__To do__.
Tell me how many lines hold "chart", please, using only the number.
▬▬▬▬▬▬
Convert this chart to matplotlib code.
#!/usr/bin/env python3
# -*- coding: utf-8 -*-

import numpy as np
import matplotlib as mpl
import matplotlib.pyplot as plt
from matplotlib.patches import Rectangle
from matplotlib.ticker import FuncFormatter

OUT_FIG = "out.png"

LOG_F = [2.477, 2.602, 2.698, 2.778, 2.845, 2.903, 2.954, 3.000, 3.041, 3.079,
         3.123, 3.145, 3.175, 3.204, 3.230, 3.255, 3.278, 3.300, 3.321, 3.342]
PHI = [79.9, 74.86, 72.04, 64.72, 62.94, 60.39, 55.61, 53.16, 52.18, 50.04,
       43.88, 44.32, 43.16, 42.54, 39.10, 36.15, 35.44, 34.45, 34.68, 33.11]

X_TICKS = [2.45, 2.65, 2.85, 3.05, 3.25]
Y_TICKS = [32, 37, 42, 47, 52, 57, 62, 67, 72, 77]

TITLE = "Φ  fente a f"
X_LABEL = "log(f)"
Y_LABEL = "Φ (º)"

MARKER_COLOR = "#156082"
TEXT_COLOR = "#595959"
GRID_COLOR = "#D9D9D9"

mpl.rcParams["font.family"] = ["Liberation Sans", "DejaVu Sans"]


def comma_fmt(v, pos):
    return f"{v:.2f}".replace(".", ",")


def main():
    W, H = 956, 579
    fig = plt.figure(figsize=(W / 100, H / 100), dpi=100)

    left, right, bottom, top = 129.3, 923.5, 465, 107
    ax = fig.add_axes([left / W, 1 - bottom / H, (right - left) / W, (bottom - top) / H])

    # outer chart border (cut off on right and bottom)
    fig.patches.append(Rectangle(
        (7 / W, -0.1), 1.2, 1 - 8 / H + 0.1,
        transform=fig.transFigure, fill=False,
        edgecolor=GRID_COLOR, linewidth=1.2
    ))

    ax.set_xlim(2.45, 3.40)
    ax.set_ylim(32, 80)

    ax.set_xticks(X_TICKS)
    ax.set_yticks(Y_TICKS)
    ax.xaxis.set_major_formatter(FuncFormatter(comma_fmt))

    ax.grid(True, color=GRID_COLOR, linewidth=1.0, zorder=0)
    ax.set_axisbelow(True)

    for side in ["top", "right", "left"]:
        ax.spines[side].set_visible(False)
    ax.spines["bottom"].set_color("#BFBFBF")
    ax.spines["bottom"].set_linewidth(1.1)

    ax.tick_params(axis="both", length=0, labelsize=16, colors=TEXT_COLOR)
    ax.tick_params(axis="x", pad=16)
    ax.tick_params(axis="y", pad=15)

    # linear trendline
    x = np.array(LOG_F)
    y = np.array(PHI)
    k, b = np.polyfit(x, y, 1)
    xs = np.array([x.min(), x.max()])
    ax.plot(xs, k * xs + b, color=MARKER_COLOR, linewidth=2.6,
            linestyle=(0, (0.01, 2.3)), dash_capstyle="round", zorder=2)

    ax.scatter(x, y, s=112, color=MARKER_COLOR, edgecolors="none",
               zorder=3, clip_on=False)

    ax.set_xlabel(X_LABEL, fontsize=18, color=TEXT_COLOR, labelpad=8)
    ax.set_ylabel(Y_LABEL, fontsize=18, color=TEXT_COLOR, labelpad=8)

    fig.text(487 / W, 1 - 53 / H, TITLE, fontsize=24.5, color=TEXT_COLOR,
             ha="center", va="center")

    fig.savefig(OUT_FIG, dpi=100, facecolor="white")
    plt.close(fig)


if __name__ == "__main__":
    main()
▬▬▬▬▬▬
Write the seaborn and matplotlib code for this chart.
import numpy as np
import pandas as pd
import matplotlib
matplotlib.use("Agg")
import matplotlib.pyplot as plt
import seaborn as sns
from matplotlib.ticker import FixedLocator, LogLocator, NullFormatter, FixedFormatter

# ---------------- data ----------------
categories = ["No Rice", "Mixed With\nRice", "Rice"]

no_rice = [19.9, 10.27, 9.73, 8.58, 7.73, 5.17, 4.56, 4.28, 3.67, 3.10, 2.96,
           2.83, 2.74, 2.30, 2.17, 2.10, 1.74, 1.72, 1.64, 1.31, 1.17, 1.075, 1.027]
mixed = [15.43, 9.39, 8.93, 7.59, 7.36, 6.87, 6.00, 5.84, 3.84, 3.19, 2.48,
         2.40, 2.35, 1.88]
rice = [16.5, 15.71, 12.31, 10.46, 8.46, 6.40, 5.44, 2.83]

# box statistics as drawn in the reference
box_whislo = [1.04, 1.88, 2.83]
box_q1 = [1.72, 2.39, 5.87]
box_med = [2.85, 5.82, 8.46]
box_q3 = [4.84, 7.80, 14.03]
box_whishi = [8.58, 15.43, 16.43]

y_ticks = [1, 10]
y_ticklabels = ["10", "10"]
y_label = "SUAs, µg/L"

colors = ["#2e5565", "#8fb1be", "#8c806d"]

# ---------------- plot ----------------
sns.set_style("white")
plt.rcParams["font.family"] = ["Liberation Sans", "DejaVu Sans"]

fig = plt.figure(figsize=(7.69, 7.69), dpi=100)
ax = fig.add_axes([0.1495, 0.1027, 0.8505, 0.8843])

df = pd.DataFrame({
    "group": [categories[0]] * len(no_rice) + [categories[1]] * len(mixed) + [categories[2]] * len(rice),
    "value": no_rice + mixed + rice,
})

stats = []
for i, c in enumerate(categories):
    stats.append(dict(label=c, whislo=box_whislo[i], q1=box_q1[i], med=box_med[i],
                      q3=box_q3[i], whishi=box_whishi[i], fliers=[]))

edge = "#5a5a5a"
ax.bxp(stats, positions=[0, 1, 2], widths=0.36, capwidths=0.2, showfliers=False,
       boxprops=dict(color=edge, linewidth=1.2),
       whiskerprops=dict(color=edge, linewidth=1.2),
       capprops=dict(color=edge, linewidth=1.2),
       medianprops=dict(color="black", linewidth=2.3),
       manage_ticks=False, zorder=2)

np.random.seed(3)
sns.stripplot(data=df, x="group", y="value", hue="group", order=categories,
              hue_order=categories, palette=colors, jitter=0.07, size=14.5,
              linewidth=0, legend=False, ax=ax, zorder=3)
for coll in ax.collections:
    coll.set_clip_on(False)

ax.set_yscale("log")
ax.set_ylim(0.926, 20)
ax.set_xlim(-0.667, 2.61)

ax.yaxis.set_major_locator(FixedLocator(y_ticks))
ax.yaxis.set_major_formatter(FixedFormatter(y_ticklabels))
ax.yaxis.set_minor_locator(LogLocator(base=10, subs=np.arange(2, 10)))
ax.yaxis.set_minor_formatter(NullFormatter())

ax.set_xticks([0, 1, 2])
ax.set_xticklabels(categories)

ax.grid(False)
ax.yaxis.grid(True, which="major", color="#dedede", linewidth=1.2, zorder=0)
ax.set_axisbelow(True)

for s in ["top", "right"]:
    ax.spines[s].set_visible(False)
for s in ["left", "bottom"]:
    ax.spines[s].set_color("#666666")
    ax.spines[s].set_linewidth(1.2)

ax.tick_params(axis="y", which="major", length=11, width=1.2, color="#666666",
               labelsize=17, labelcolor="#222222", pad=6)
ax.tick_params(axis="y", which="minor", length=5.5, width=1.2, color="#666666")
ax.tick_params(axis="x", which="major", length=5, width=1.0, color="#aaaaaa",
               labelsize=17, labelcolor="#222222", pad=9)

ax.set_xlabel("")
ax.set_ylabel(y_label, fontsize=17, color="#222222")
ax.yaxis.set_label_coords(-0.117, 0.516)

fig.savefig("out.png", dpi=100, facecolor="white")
▬▬▬▬▬▬
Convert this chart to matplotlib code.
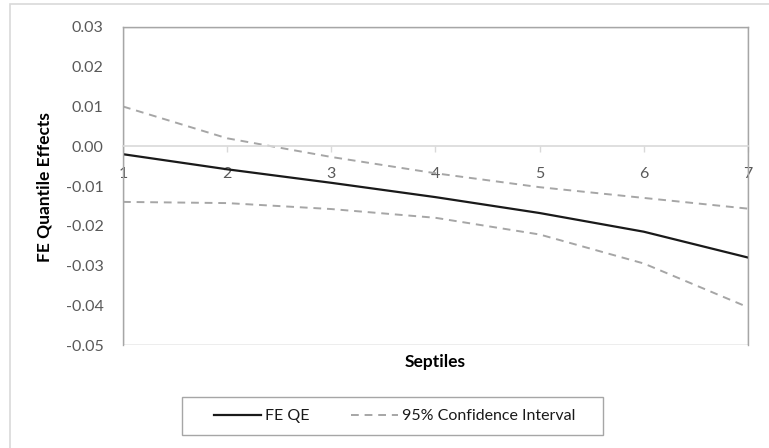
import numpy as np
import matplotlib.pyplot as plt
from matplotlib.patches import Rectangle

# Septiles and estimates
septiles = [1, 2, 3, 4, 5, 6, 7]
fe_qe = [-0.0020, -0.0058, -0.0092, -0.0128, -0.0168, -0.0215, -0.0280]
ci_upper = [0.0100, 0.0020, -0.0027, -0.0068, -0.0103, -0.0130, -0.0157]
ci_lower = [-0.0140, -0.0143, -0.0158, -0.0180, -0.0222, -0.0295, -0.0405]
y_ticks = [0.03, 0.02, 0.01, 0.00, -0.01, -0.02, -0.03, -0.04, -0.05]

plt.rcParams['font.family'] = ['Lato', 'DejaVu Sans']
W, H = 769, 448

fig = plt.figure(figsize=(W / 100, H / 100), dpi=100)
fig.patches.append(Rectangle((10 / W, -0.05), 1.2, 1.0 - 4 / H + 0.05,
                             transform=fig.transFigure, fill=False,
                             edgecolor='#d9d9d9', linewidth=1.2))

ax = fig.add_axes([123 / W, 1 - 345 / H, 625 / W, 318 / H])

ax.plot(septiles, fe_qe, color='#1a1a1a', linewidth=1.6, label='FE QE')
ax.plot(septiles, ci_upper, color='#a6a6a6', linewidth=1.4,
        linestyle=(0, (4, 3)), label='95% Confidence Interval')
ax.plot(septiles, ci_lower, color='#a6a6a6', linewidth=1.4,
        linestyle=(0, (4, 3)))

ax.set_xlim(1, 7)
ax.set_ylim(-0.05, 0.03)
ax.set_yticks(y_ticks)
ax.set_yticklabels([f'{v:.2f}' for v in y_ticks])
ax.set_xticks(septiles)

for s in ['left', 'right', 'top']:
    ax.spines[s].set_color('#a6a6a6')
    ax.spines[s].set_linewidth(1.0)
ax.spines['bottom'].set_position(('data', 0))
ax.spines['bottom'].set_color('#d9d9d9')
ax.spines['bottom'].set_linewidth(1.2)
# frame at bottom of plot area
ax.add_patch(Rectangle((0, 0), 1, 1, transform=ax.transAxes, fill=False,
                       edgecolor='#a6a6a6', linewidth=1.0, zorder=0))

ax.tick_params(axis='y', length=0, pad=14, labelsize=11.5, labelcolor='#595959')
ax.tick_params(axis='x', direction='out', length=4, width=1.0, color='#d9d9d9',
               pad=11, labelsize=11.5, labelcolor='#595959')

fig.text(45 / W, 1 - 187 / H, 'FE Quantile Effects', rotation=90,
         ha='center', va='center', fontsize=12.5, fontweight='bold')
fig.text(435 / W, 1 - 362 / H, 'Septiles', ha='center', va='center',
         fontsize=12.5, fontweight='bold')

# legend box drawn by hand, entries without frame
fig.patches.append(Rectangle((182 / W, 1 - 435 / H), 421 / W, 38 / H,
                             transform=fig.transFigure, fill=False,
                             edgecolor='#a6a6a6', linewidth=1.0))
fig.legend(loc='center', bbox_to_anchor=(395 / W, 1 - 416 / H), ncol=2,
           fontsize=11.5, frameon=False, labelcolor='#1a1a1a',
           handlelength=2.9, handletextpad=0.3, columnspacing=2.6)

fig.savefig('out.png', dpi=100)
▬▬▬▬▬▬
__Exercise solution__.
4